Nothing in the data should change when you return it, but leave the pictures out.

═════ STORED DATA

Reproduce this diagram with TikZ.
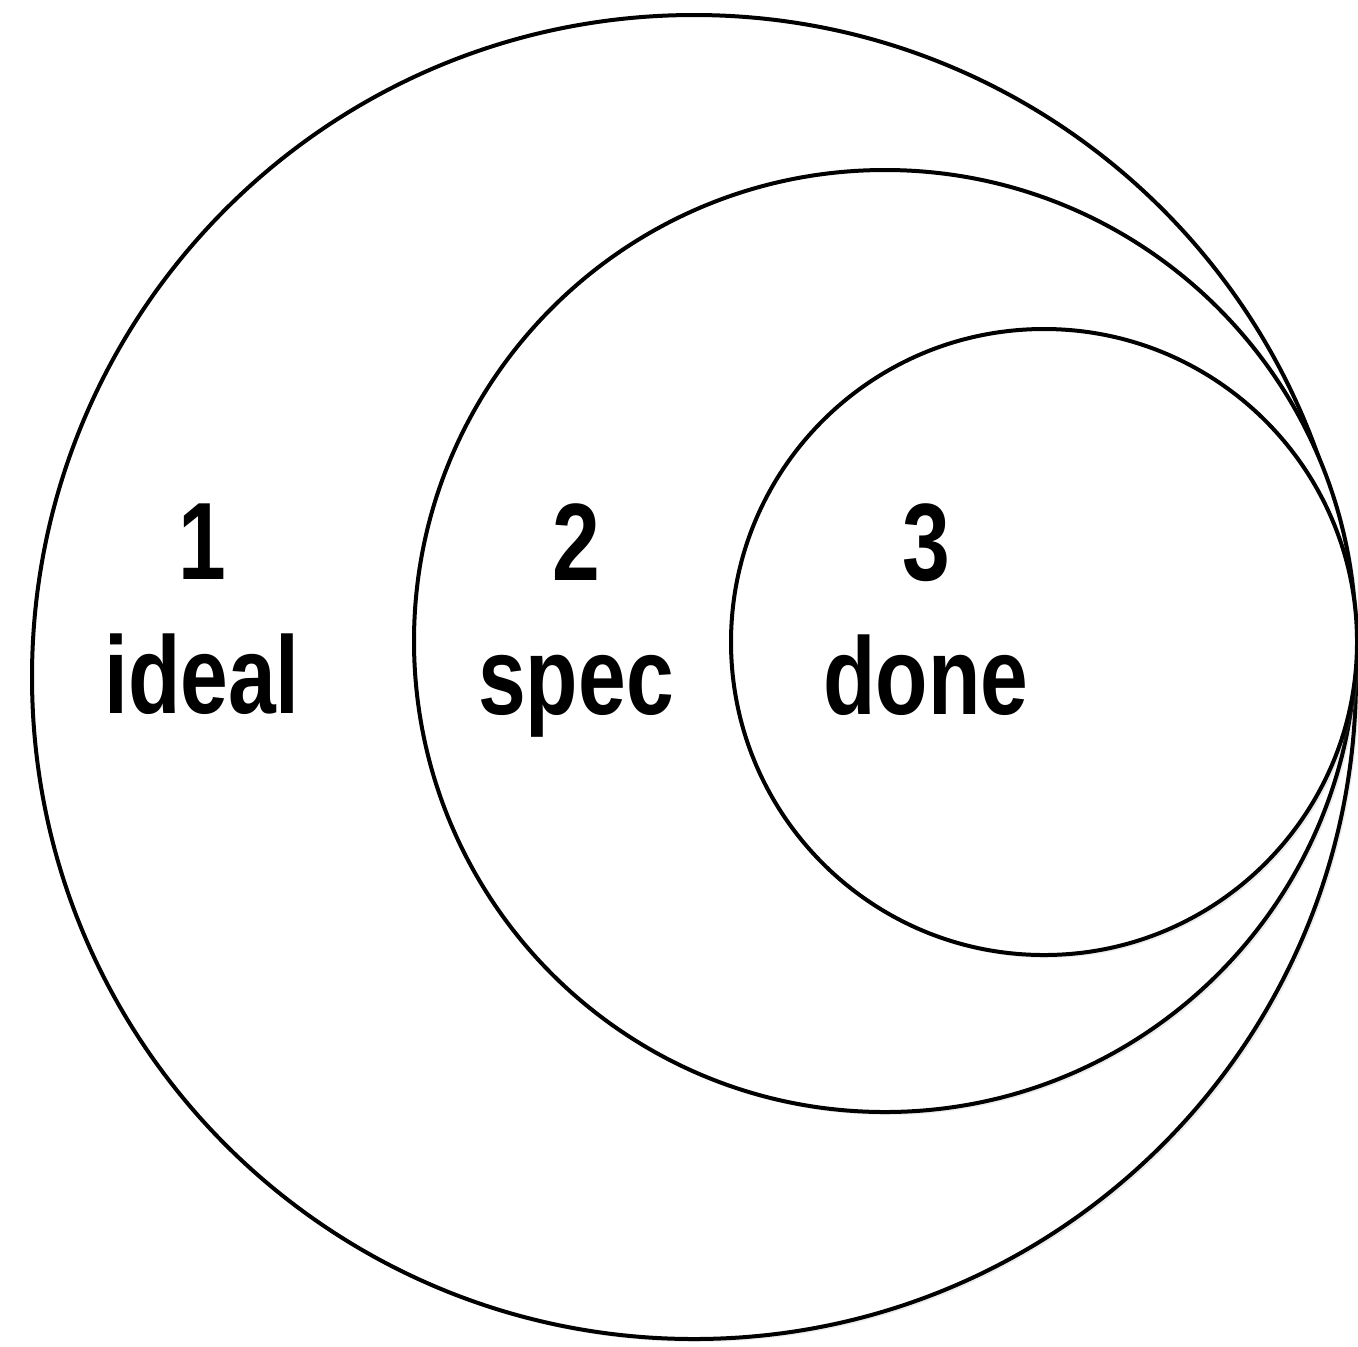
\documentclass[tikz,border=0pt]{standalone}
\usepackage{fontspec}
\setmainfont{Liberation Sans}[FakeStretch=0.78]
\usetikzlibrary{shadows}

\tikzset{
  ring/.style={circle,draw=black,line width=2pt,fill=white,inner sep=0pt,
    drop shadow={opacity=0.15,shadow xshift=1.5pt,shadow yshift=-1.5pt}},
  tag/.style={align=center,anchor=north,inner sep=0pt,
    font=\fontsize{55}{67}\selectfont\bfseries}
}

\begin{document}
\begin{tikzpicture}[x=0.5pt,y=-0.5pt]
\useasboundingbox (0,0) rectangle (1358,1346);
% nested circles, all touching on the right
\node[ring,minimum size=662pt] (ideal) at (694,677) {};
\node[ring,minimum size=471pt] (spec) at (885,641) {};
\node[ring,minimum size=313pt] (done) at (1044,642) {};
% labels
\node[tag] (idealtag) at (202,503) {1\\ideal};
\node[tag] (spectag) at (576,503) {2\\spec};
\node[tag] (donetag) at (926,503) {3\\done};
\end{tikzpicture}
\end{document}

══════════

== SOLUTION FOR THIS PROBLEM ==
Reproduce this diagram with TikZ.
\documentclass[tikz,border=0pt]{standalone}
\usepackage{fontspec}
\setmainfont{Liberation Sans}[FakeStretch=0.78]
\usetikzlibrary{shadows}

\tikzset{
  ring/.style={circle,draw=black,line width=2pt,fill=white,inner sep=0pt,
    drop shadow={opacity=0.15,shadow xshift=1.5pt,shadow yshift=-1.5pt}},
  tag/.style={align=center,anchor=north,inner sep=0pt,
    font=\fontsize{55}{67}\selectfont\bfseries}
}

\begin{document}
\begin{tikzpicture}[x=0.5pt,y=-0.5pt]
\useasboundingbox (0,0) rectangle (1358,1346);
% nested circles, all touching on the right
\node[ring,minimum size=662pt] (ideal) at (694,677) {};
\node[ring,minimum size=471pt] (spec) at (885,641) {};
\node[ring,minimum size=313pt] (done) at (1044,642) {};
% labels
\node[tag] (idealtag) at (202,503) {1\\ideal};
\node[tag] (spectag) at (576,503) {2\\spec};
\node[tag] (donetag) at (926,503) {3\\done};
\end{tikzpicture}
\end{document}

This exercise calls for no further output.